Farber has shepherded two of those new concepts to fruition: The Center for Law, Energy & the Environment — founded in 2005 and now a leader across multiple fields — and the Edley Center on Law & Democracy, created last year to honor the former dean’s incredible legacy. Farber is faculty director of both centers.

“I found working with these various centers to be very rewarding,” he said. “I’m going to tell you my management secret: It’s based entirely on luck. The first step is to get lucky by hiring unbelievably good people, and then after that, all you need to do is help them succeed, right?”
Farber also credited his daughter, Sonia Farber ’10, with helping him become a better teacher after seeing her own experience in law school, and his wife, Dianne.
“All of this has been made possible by a lot of support from others,” he said. “That’s the other part of the luck that’s important for success.”
A commitment to service
Liburd, now senior trademark counsel at Google, serves on the UC Berkeley Law Alumni Association Board and outlined how rewarding it’s been to mentor prospective, current, and recently graduated students as she’s stayed involved with the school.
“Their fresh perspective, impressive talent, and deep commitment to making a difference in the world fuel my own dedication to our profession and this community,” she said. “I love watching their growth, and I’m so fortunate to play even just a small part in their journey.”
As a student, she was involved with Law Students of African Descent, the California Law Review, the Berkeley Journal of Black Law & Policy, and the East Bay Community Law Center, and has served on the center’s board since 2017. The Young Alumni Award, Liburd said, is a recognition of her journey but also a powerful reminder of the values instilled in her at UC Berkeley Law: intellectual rigor, social justice, and critical engagement.
“While there will be others who accept this award in the future, I can say with certainty there won’t be any who are more appreciative,” she said.
Liburd said institutions like UC Berkeley Law — and the involvement of its alumni — are more crucial than ever at a time when the rule of law and access to legal services for everyone is under threat. Whether it’s challenges to fundamental rights, the complexities of an increasingly digital world, or the basic need for legal aid in our neighborhoods, the demand for dedicated, ethical, and compassionate legal professionals is significant, she added.
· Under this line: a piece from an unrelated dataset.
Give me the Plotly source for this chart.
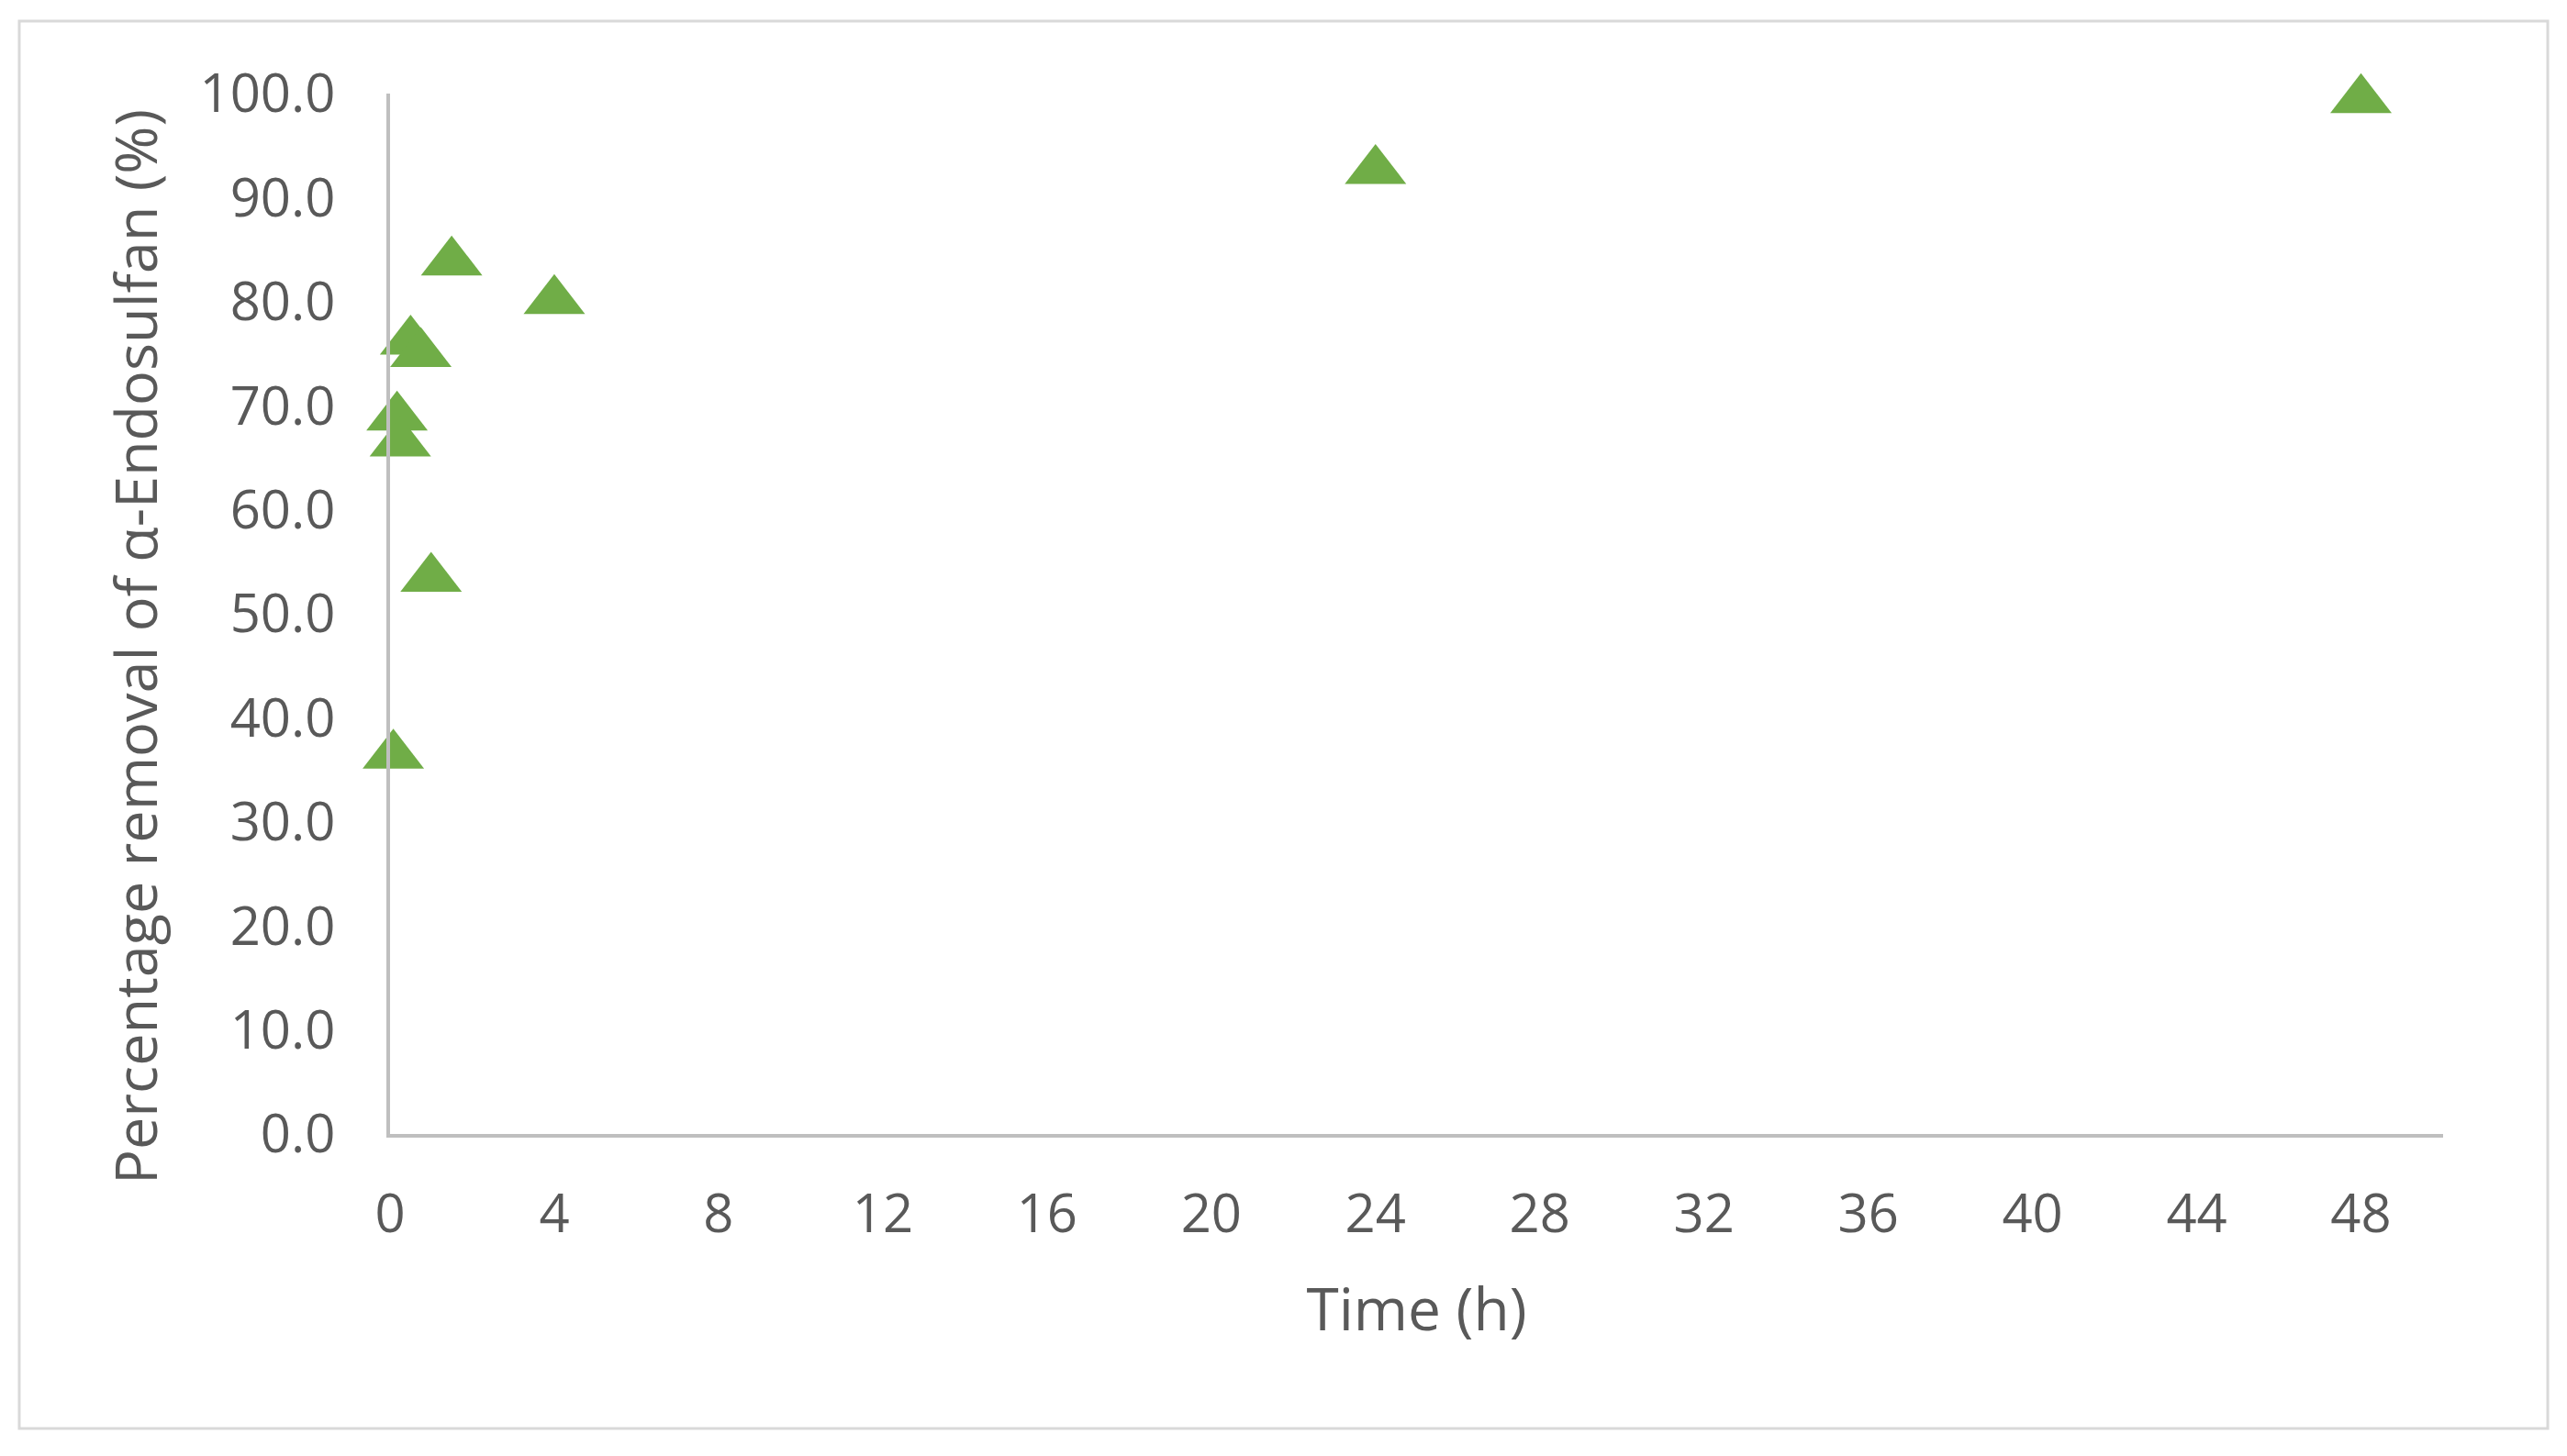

“Supporting our law school means fighting for our ideals and investing in the next generation of leaders who will uphold justice, champion fairness, and protect the vulnerable,” Liburd said. “That’s why I’m so committed to my service with the Berkeley Law Alumni Association: It’s a direct way to ensure that this institution continues to thrive and produce graduates who will make a difference.”
‘You can do this’
Chesney recalled how she was one of 15 women in her 1L class — an “odd mix,” she said, but many of them remain friends today.
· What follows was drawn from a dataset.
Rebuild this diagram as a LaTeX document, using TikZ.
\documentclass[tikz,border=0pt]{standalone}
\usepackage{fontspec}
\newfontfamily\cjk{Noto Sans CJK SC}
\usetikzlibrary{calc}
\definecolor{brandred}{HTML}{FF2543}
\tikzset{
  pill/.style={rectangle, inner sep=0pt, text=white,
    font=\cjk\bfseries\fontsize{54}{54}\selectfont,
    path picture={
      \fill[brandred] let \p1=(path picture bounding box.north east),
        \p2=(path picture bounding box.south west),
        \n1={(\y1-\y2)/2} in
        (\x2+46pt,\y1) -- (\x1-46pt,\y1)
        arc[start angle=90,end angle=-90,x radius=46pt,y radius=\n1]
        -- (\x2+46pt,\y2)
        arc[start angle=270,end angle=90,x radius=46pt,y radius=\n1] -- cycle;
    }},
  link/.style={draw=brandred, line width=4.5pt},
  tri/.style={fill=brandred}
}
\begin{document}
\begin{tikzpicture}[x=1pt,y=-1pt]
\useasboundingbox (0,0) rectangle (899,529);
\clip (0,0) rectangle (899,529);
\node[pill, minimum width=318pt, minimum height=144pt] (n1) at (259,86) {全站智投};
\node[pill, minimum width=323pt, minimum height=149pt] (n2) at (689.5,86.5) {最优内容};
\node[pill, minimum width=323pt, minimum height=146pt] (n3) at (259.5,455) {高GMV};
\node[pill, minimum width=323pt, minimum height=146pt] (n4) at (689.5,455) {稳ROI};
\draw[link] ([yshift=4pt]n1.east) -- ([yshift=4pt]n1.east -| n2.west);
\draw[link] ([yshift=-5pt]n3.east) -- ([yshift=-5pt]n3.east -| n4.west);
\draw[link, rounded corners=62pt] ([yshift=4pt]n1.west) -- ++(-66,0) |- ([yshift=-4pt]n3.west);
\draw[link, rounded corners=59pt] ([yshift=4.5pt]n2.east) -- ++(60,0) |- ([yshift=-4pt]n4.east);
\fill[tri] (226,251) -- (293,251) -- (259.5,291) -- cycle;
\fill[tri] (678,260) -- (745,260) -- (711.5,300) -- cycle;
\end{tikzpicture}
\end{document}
Her time at UC Berkeley Law “did give me the confidence to strive for a career that might have been something outside of what would have been the accepted norm at the time,” she said. “And it did instill in me a desire to do something of value beyond simply personal benefit.”
Chesney worked in the San Francisco District Attorney’s Office after law school, then became a San Francisco Municipal Court judge and later a judge on the Superior Court of California for the City and County of San Francisco. In 1995, then-President Bill Clinton appointed her to the U. S. District Court for the Northern District of California; she took senior status in 2009.
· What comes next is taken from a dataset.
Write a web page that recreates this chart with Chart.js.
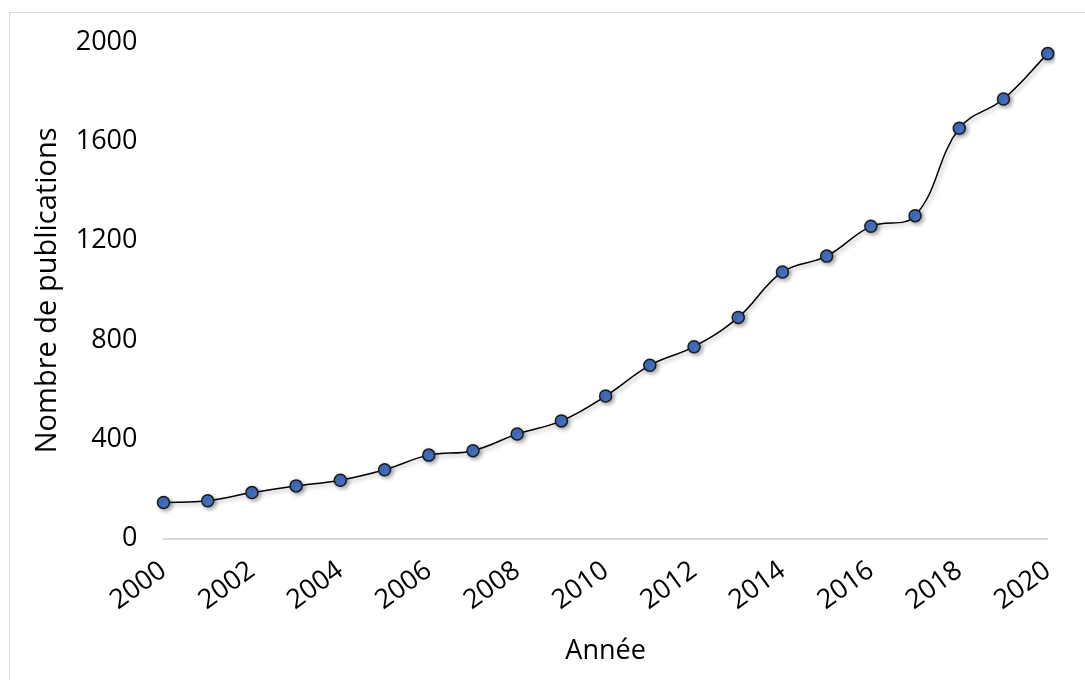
<!DOCTYPE html>
<html>
<head>
<meta charset="utf-8">
<script src="https://cdn.jsdelivr.net/npm/chart.js@4"></script>
<style>
  html, body { margin: 0; padding: 0; background: #fff; }
  #wrap { position: relative; width: 1085px; height: 680px; overflow: hidden; }
  #frame { position: absolute; left: 9px; top: 12px; width: 1200px; height: 800px; border: 1px solid #d9d9d9; pointer-events: none; }
  canvas { position: absolute; left: 0; top: 0; }
</style>
</head>
<body>
<div id="wrap">
  <div id="frame"></div>
  <canvas id="chart" width="1085" height="680"></canvas>
</div>
<script>
const years = [2000, 2001, 2002, 2003, 2004, 2005, 2006, 2007, 2008, 2009, 2010,
               2011, 2012, 2013, 2014, 2015, 2016, 2017, 2018, 2019, 2020];
const publications = [145, 152, 185, 212, 235, 277, 336, 354, 421, 474, 574,
                      698, 773, 891, 1074, 1138, 1258, 1301, 1653, 1771, 1954];
const yTicks = [0, 400, 800, 1200, 1600, 2000];

const font = 'Open Sans';

// ombre portée comme dans Excel
const shadowPlugin = {
    id: 'shadow',
    beforeDatasetsDraw(chart) {
        const c = chart.ctx;
        c.save();
        c.shadowColor = 'rgba(0,0,0,0.35)';
        c.shadowBlur = 4;
        c.shadowOffsetX = 2;
        c.shadowOffsetY = 2;
    },
    afterDatasetsDraw(chart) {
        chart.ctx.restore();
    }
};

new Chart(document.getElementById('chart').getContext('2d'), {
    type: 'line',
    data: {
        labels: years.map(String),
        datasets: [{
            data: publications,
            borderColor: '#000',
            borderWidth: 1.5,
            tension: 0.4,
            pointRadius: 6,
            pointBackgroundColor: '#4472C4',
            pointBorderColor: '#1a1a1a',
            pointBorderWidth: 1.5,
            fill: false
        }]
    },
    options: {
        responsive: false,
        animation: false,
        events: [],
        layout: { padding: { top: 38.5, right: 37.3, left: 0, bottom: 0 } },
        plugins: { legend: { display: false }, tooltip: { enabled: false } },
        scales: {
            x: {
                offset: false,
                grid: { display: false, drawTicks: false },
                border: { display: true, color: '#d9d9d9', width: 2 },
                ticks: {
                    autoSkip: false,
                    maxRotation: 36,
                    minRotation: 36,
                    padding: 16,
                    color: '#000',
                    font: { family: font, size: 27 },
                    callback: (v, i) => (years[i] % 2 === 0 ? String(years[i]) : '')
                },
                title: {
                    display: true,
                    text: 'Année',
                    color: '#000',
                    font: { family: font, size: 27 },
                    padding: { top: 0, bottom: 12 }
                },
                afterFit: (s) => { s.height = 141.5; }
            },
            y: {
                min: 0,
                max: 2000,
                afterBuildTicks: (s) => { s.ticks = yTicks.map(v => ({ value: v })); },
                grid: { display: false, drawTicks: false },
                border: { display: false },
                ticks: {
                    padding: 26,
                    color: '#000',
                    font: { family: font, size: 27 },
                    callback: (v) => String(v)
                },
                title: {
                    display: true,
                    text: 'Nombre de publications',
                    color: '#000',
                    font: { family: font, size: 29 },
                    padding: { top: 30, bottom: 0 }
                },
                afterFit: (s) => { s.width = 163.5; }
            }
        }
    },
    plugins: [shadowPlugin]
});
</script>
</body>
</html>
She said she was floored, and profoundly grateful, when Chemerinsky told her she’d won the Public Service Award. Chesney said she’d admired Lowell Jensen for years and was particularly honored to receive an honor in his name.
Chesney detailed her love of being a judge and thanked some of her colleagues, who attended the event. Over the years, she added, when things got tough, she would always repeat a mantra about UC Berkeley Law, “to which I owe an immeasurable debt of gratitude.”

“It set me on the path that has led me to where I am today,” she said. “And when obstacles arise, as they will in anything worth doing, I just stop and I say to myself, ‘You went to an outstanding law school. You can do this.’”
Watching history
During his remarks, Bertelsen noted the “huge impact” the law school had on his firm, from Larry Sonsini ’66 deciding to head for Palo Alto instead of Wall Street — at least partially at the suggestion of then-Professor Richard Jennings ’39 — to Bertelsen’s own experience as a first-year associate, when he and Mario Rosati ’71 drew on a California Law Review article by Professor Richard Buxbaum LL.M. ’53 to create an early venture capital financing plan.
As the tech titans of Silicon Valley got off the ground, Bertelsen said, Wilson Sonsini’s offices were front and center for the boom.
“We were the equivalent of the mining company located next to Sutter’s Mill, instead of being located in San Francisco or Sacramento providing tools to the gold miners — except in this case, they were engineers and scientists,” he said. “Nobody, not the most optimistic VC or entrepreneur, ever thought that technology would become as ubiquitous or overwhelming as it has become.”